Skewness is a measurement of the symmetry of a distribution.
Therefore it describes how much a distribution differs from a normal distribution, either to the left or to the right. The skewness value can be either positive, negative or zero. Note that a perfect normal distribution would have a skewness of zero because the mean equals the median.
Below you can see an illustration of the different types of skewness:
We speak of a positive skew if the data is piled up to the left, which leaves the tail pointing to the right.
A negative skew occurs if the data is piled up to the right, which leaves the tail pointing to the left. Note that positive skews are more frequent than negative ones.
A good measurement for the skewness of a distribution is Pearson’s skewness coefficient, which provides a quick estimation of a distribution’s symmetry. To compute the skewness in Pandas you can just use the “skew()” function.
Kurtosis measures whether your dataset is heavy-tailed or light-tailed compared to a normal distribution. Data sets with high kurtosis have heavy tails and more outliers and data sets with low kurtosis tend to have light tails and fewer outliers. Note that a histogram is an effective way to show both the skewness and kurtosis of a data set because you can easily spot if something is wrong with your data. A probability plot is also a great tool because a normal distribution would just follow the straight line.
You can see both for a positively skewed dataset in the image below:
A good way to mathematically measure the kurtosis of a distribution is fishers measurement of kurtosis.
Now we will discuss the three most common types of kurtosis.
A normal distribution is called mesokurtic and has kurtosis of or around zero. A platykurtic distribution has negative kurtosis and tails are very thin compared to the normal distribution. Leptokurtic distributions have kurtosis greater than 3 and the fat tails mean that the distribution produces more extreme values and that it has a relatively small standard deviation.
If you already recognized that a distribution is skewed, you don’t need to calculate its kurtosis, since the distribution is already not normal. In Pandas you can view the kurtosis simply by calling the “kurtosis()” function.
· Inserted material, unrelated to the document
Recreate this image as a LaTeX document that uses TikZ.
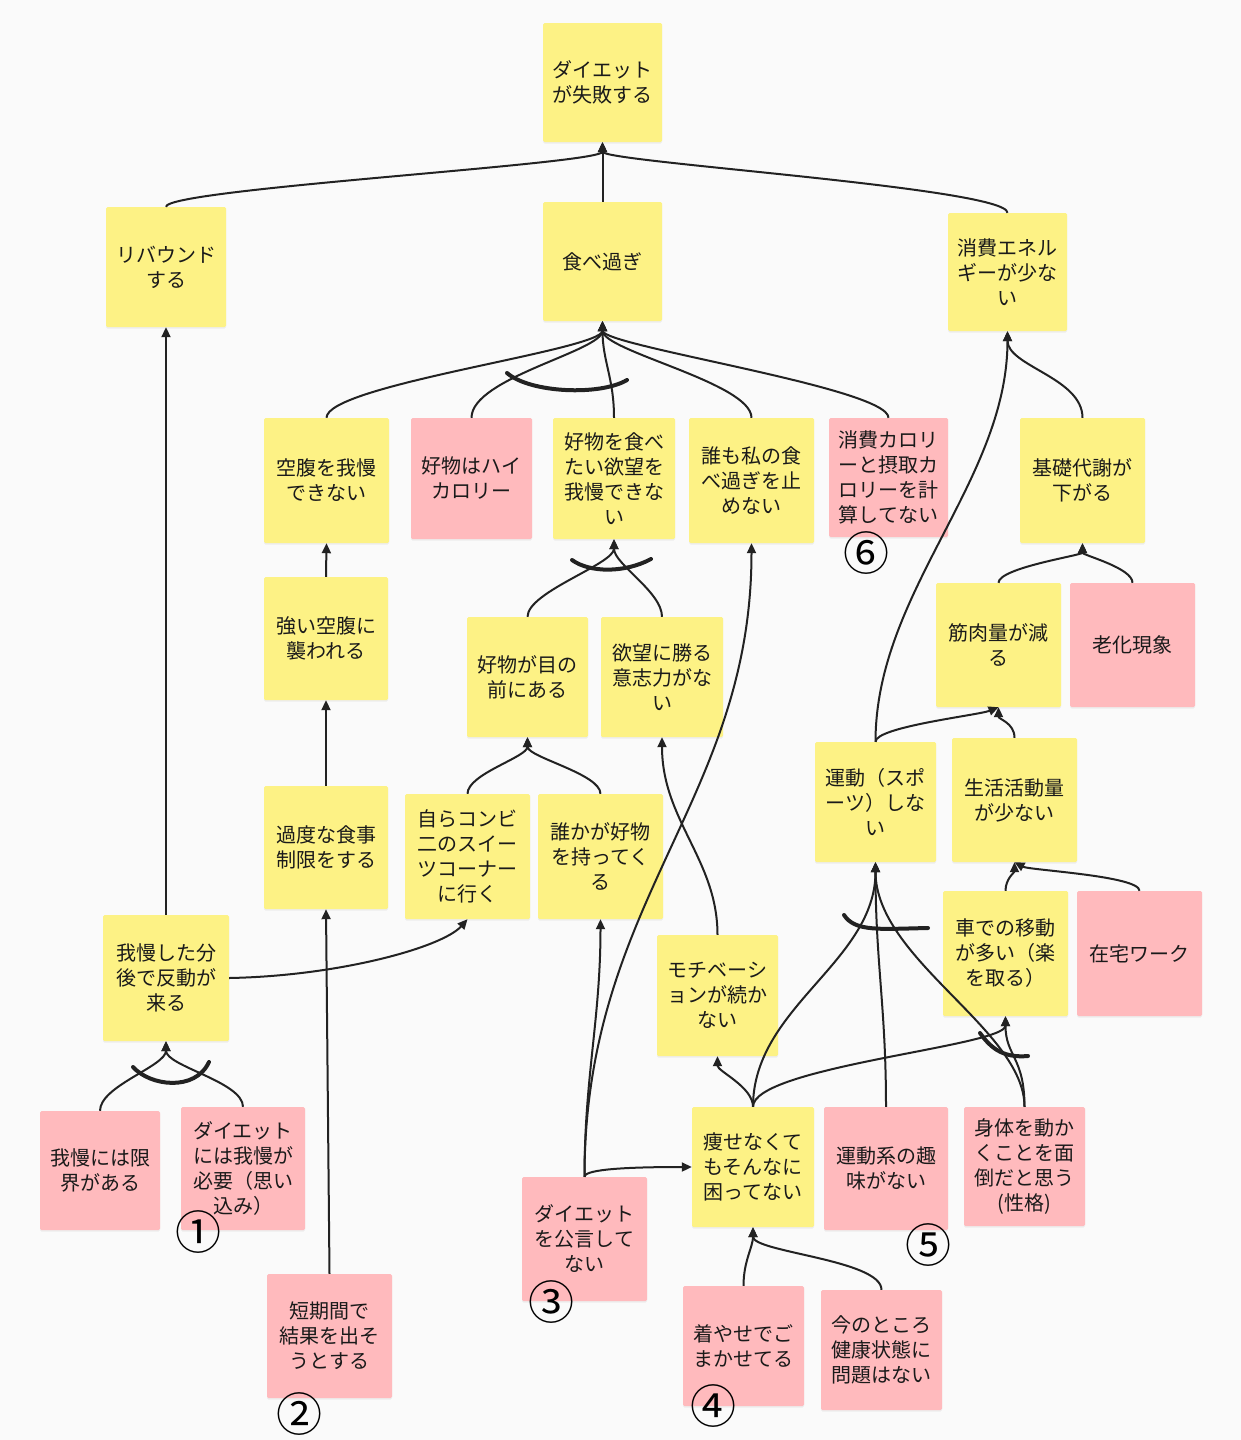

Summary of Descriptive Statistics for Machine Learning
This post gave you a proper introduction to descriptive statistics for machine learning. You learned what a normal distribution looks like and why it is important. Furthermore, you gained knowledge about the three different kinds of averages (mean, mode and median), also called the central tendency. Afterwards, you learned about the range, interquartile range, variance and standard deviation. Then we discussed the three types of modality and that you can describe how much a distribution differs from a normal distribution in terms of skewness. Lastly, you learned about leptokurtic, mesokurtic and platykurtic distributions.